Yesterday’s NYT had a very interesting story about biologists discovering evidence that humans are naturally helpful to each other — very young humans, before our parents presumably whap it into us. Of course if we didn’t cooperate to some degree we’d have croaked long ago… and if we weren’t kind of warlike, we wouldn’t have survived either.
It all puts me in mind of a “game theory” strategy that I once read was the most useful: Begin by cooperating, but as soon as your opponent does not cooperate, retaliate. This applies to a lot of areas, obviously, but grew out of a very specific problem used in philosophy and now played out by computers in programming tournaments: the prisoner’s dilemma.
Basically, in its various versions, the dilemma is this: You and another person are in a situation where you each must choose to cooperate or to betray each other. You don’t know what the other will do. If you both cooperate, you get a great reward; if you both betray, neither gets a reward. If one cooperates and one betrays… the betrayer gets half the reward.
Any pair of siblings, roommates or lovers will recognize the scenario. When one does all the taking and one does all the giving, misery ensues – though only for the giver. The taker does just fine. Mutually assured destruction comes to mind also: We hoped the Russians loved their children too.
Douglas Hofstadter, in whose “Metamagical Themas” I first read about the dilemma, introduced me to the idea that the game is different if you know you’re only going to play once, versus expecting to have to continue to deal with the same opponent in future. If you only play once, you are better off betraying. But if you both expect to deal with each other again, the game changes.
Hofstadter described the first programming tournament on these lines, and says it was won by an incredibly simple program called Tit For Tat, which simply did whatever the opponent did right back to it. If its opponent always cooperated, then so did Tit For Tat. If its opponent defected (betrayed), Tit For Tat retaliated – once (whereas some programs strategically would keep defecting every time once “trust” was broken). But if Tit For Tat’s opponent cooperated again, it would cooperate again.

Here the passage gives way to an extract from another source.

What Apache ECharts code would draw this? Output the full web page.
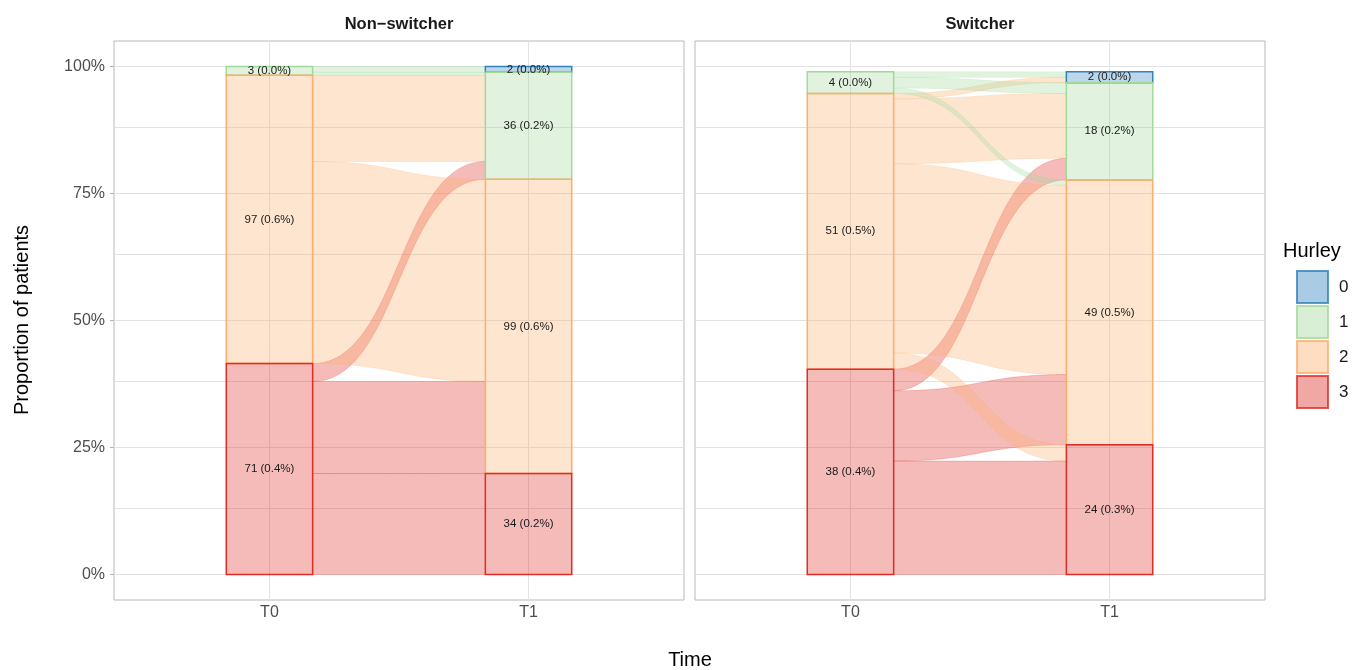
<!DOCTYPE html>
<html>
<head>
<meta charset="utf-8">
<script src="https://cdn.jsdelivr.net/npm/echarts@6/dist/echarts.min.js"></script>
<style>
html,body{margin:0;padding:0;background:#fff;}
#chart{width:1357px;height:670px;}
</style>
</head>
<body>
<div id="chart"></div>
<script>
// ---------- data ----------
const timeLabels = ['T0', 'T1'];
const hurleyLevels = ['0', '1', '2', '3'];
const hurleyColors = ['#3182bd', '#a1d99b', '#fdae6b', '#de2d26'];
const panelNames = ['Non\u2212switcher', 'Switcher'];
const panelTotals = [171, 94];
// stratum counts per Hurley level (0,1,2,3)
const nonSwitcherT0 = [0, 3, 97, 71];
const nonSwitcherT1 = [2, 36, 99, 34];
const switcherT0 = [0, 4, 51, 38];
const switcherT1 = [2, 18, 49, 24];
// flows: [level at T0, level at T1, patients]
const nonSwitcherFlows = [[1,0,2],[1,1,1],[2,1,29],[2,2,68],[3,1,6],[3,2,31],[3,3,34]];
const switcherFlows = [[1,0,1],[1,1,2],[1,2,1],[2,0,1],[2,1,12],[2,2,35],[2,3,3],[3,1,4],[3,2,13],[3,3,21]];
// axis ticks
const yTickValues = [0, 0.25, 0.5, 0.75, 1];
const yTickLabels = ['0%', '25%', '50%', '75%', '100%'];
const yGridValues = [0, 0.125, 0.25, 0.375, 0.5, 0.625, 0.75, 0.875, 1];
const xTickValues = [1, 2];

// ---------- helpers ----------
const FONT = '"Liberation Sans", Arial, sans-serif';
const ALPHA = 0.32;
const halfW = 1 / 6;
function rgba(hex, a) {
  const n = parseInt(hex.slice(1), 16);
  return 'rgba(' + ((n >> 16) & 255) + ',' + ((n >> 8) & 255) + ',' + (n & 255) + ',' + a + ')';
}
function stratumBounds(counts, total) {
  const res = [];
  for (let k = 0; k < counts.length; k++) {
    let below = 0;
    for (let j = k + 1; j < counts.length; j++) below += counts[j];
    res.push([below / total, (below + counts[k]) / total]);
  }
  return res;
}
function buildPanel(t0, t1, flows, total) {
  const b0 = stratumBounds(t0, total), b1 = stratumBounds(t1, total);
  const strata = [];
  [t0, t1].forEach((counts, ti) => {
    const b = ti === 0 ? b0 : b1;
    counts.forEach((c, k) => {
      if (c > 0) strata.push([ti + 1, b[k][0], b[k][1], k, c, total]);
    });
  });
  const outTop = b0.map(v => v[1]);
  const inTop = b1.map(v => v[1]);
  const out = flows.slice().sort((a, b) => a[0] - b[0] || a[1] - b[1]);
  const outPos = {};
  out.forEach(f => {
    const h = f[2] / total;
    outPos[f[0] + '_' + f[1]] = [outTop[f[0]] - h, outTop[f[0]]];
    outTop[f[0]] -= h;
  });
  const inc = flows.slice().sort((a, b) => a[1] - b[1] || a[0] - b[0]);
  const flowData = [];
  inc.forEach(f => {
    const h = f[2] / total;
    const a = outPos[f[0] + '_' + f[1]];
    flowData.push([f[0], f[1], a[0], a[1], inTop[f[1]] - h, inTop[f[1]]]);
    inTop[f[1]] -= h;
  });
  return { strata, flowData };
}
const panels = [
  buildPanel(nonSwitcherT0, nonSwitcherT1, nonSwitcherFlows, panelTotals[0]),
  buildPanel(switcherT0, switcherT1, switcherFlows, panelTotals[1])
];

function bez(p0, p1, t) {
  const dx = p1[0] - p0[0];
  const c0 = [p0[0] + 0.5 * dx, p0[1]], c1 = [p1[0] - 0.5 * dx, p1[1]];
  const u = 1 - t;
  return [
    u*u*u*p0[0] + 3*u*u*t*c0[0] + 3*u*t*t*c1[0] + t*t*t*p1[0],
    u*u*u*p0[1] + 3*u*u*t*c0[1] + 3*u*t*t*c1[1] + t*t*t*p1[1]
  ];
}
function renderFlow(params, api) {
  const from = api.value(0);
  const a0 = api.value(2), a1 = api.value(3), b0 = api.value(4), b1 = api.value(5);
  const xA = 1 + halfW, xB = 2 - halfW;
  const pAt = api.coord([xA, a1]), pBt = api.coord([xB, b1]);
  const pAb = api.coord([xA, a0]), pBb = api.coord([xB, b0]);
  const pts = [];
  const N = 40;
  for (let i = 0; i <= N; i++) pts.push(bez(pAt, pBt, i / N));
  for (let i = N; i >= 0; i--) pts.push(bez(pAb, pBb, i / N));
  const col = hurleyColors[from];
  return {
    type: 'polygon',
    shape: { points: pts },
    style: { fill: rgba(col, ALPHA), stroke: rgba(col, 0.3), lineWidth: 0.7 }
  };
}
function renderStratum(params, api) {
  const t = api.value(0), y0 = api.value(1), y1 = api.value(2), k = api.value(3), c = api.value(4), tot = api.value(5);
  const p0 = api.coord([t - halfW, y1]), p1 = api.coord([t + halfW, y0]);
  const col = hurleyColors[k];
  const label = c + ' (' + (c / tot).toFixed(1) + '%)';
  return {
    type: 'group',
    children: [
      {
        type: 'rect',
        shape: { x: p0[0], y: p0[1], width: p1[0] - p0[0], height: p1[1] - p0[1] },
        style: { fill: rgba(col, ALPHA), stroke: col, lineWidth: 1.5 }
      },
      {
        type: 'text',
        x: (p0[0] + p1[0]) / 2,
        y: (p0[1] + p1[1]) / 2,
        z2: 10,
        style: {
          text: label, align: 'center', verticalAlign: 'middle',
          font: '11.5px ' + FONT, fill: '#1a1a1a'
        }
      }
    ]
  };
}

const grids = [
  { left: 114, top: 41, width: 570, height: 559 },
  { left: 695, top: 41, width: 570, height: 559 }
].map(g => Object.assign(g, { show: true, borderColor: '#b8b8b8', borderWidth: 1, backgroundColor: 'transparent', containLabel: false }));

const xAxes = [0, 1].map(i => ({
  type: 'value', gridIndex: i, min: 0.4, max: 2.6,
  axisLine: { show: false },
  splitLine: { show: false },
  axisTick: { show: true, customValues: xTickValues, length: 4, lineStyle: { color: '#b3b3b3' } },
  axisLabel: {
    show: true, customValues: xTickValues, margin: 5,
    formatter: v => timeLabels[Math.round(v) - 1] || '',
    color: '#4d4d4d', fontSize: 16, fontFamily: FONT
  }
}));
const yAxes = [0, 1].map(i => ({
  type: 'value', gridIndex: i, min: -0.05, max: 1.05,
  axisLine: { show: false },
  splitLine: { show: false },
  axisTick: { show: i === 0, customValues: yTickValues, length: 4, lineStyle: { color: '#b3b3b3' } },
  axisLabel: {
    show: i === 0, customValues: yTickValues, margin: 9,
    formatter: v => { const idx = yTickValues.findIndex(t => Math.abs(t - v) < 1e-9); return idx >= 0 ? yTickLabels[idx] : ''; },
    color: '#4d4d4d', fontSize: 16, fontFamily: FONT
  }
}));

const series = [];
[0, 1].forEach(i => {
  series.push({
    type: 'scatter', xAxisIndex: i, yAxisIndex: i, data: [], z: 1, silent: true,
    markLine: {
      z: 1, silent: true, symbol: 'none', animation: false,
      label: { show: false },
      lineStyle: { color: '#e2e2e2', width: 1, type: 'solid' },
      data: xTickValues.map(v => ({ xAxis: v })).concat(yGridValues.map(v => ({ yAxis: v })))
    }
  });
  series.push({
    type: 'custom', xAxisIndex: i, yAxisIndex: i, z: 2, silent: true, animation: false,
    renderItem: renderFlow, data: panels[i].flowData, clip: false
  });
  series.push({
    type: 'custom', xAxisIndex: i, yAxisIndex: i, z: 3, silent: true, animation: false,
    renderItem: renderStratum, data: panels[i].strata, clip: false
  });
});
hurleyLevels.forEach((lv, k) => {
  series.push({
    name: lv, type: 'scatter', xAxisIndex: 0, yAxisIndex: 0, data: [],
    itemStyle: { color: rgba(hurleyColors[k], 0.52), borderColor: hurleyColors[k], borderWidth: 2 }
  });
});

const option = {
  animation: false,
  textStyle: { fontFamily: FONT },
  grid: grids,
  xAxis: xAxes,
  yAxis: yAxes,
  legend: {
    data: hurleyLevels,
    orient: 'vertical', left: 1296, top: 270, padding: 0,
    itemWidth: 31, itemHeight: 32, itemGap: 1, icon: 'rect',
    selectedMode: false,
    textStyle: { fontSize: 17, color: '#1a1a1a', fontFamily: FONT, padding: [0, 0, 0, 6] }
  },
  graphic: [
    { type: 'text', x: 399, y: 24, style: { text: panelNames[0], align: 'center', verticalAlign: 'middle', font: 'bold 16.5px ' + FONT, fill: '#1a1a1a' } },
    { type: 'text', x: 980, y: 24, style: { text: panelNames[1], align: 'center', verticalAlign: 'middle', font: 'bold 16.5px ' + FONT, fill: '#1a1a1a' } },
    { type: 'text', x: 22, y: 320, rotation: Math.PI / 2, style: { text: 'Proportion of patients', align: 'center', verticalAlign: 'middle', font: '20px ' + FONT, fill: '#000' } },
    { type: 'text', x: 690, y: 660, style: { text: 'Time', align: 'center', verticalAlign: 'middle', font: '20px ' + FONT, fill: '#000' } },
    { type: 'text', x: 1283, y: 251, style: { text: 'Hurley', align: 'left', verticalAlign: 'middle', font: '20px ' + FONT, fill: '#000' } }
  ],
  series: series
};
const chart = echarts.init(document.getElementById('chart'), null, { renderer: 'canvas' });
chart.setOption(option);
</script>
</body>
</html>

Hofstadter writes, “(Tournament architect Robert) Axelrod’s technical term for a program for a strategy that never defects before its opponent does is nice. … Note that ‘nice’ does not mean that a strategy never defects! Tit For Tat defects when provoked, but that is still considered being ‘nice.’ ”
The chapter goes on to explain how Axelrod defined several characteristics of Tit For Tat’s success. TFT was “nice,” but also “provocable” — that is, it would retaliate if provoked; it wasn’t always nice — and “forgiving.” Some strategies that did even better added a fourth: “clarity,” a kind of ability to analyze when the opponent’s behavior wasn’t making any sense. When that happened, they switched to pure defense.
Axelrod, and after him, Hofstadter, are careful to warn against drawing any too broad conclusions. I note the New York Times article says the researcher claims that “inductive parenting,” defined as explaining to kids why they logically stand to gain from cooperating, is best. (Good luck with that.) He doesn’t mention that a well-timed retaliation, followed by forgiveness – and backed up by the wisdom to realize when you’re mired in a losing game – can be really useful too.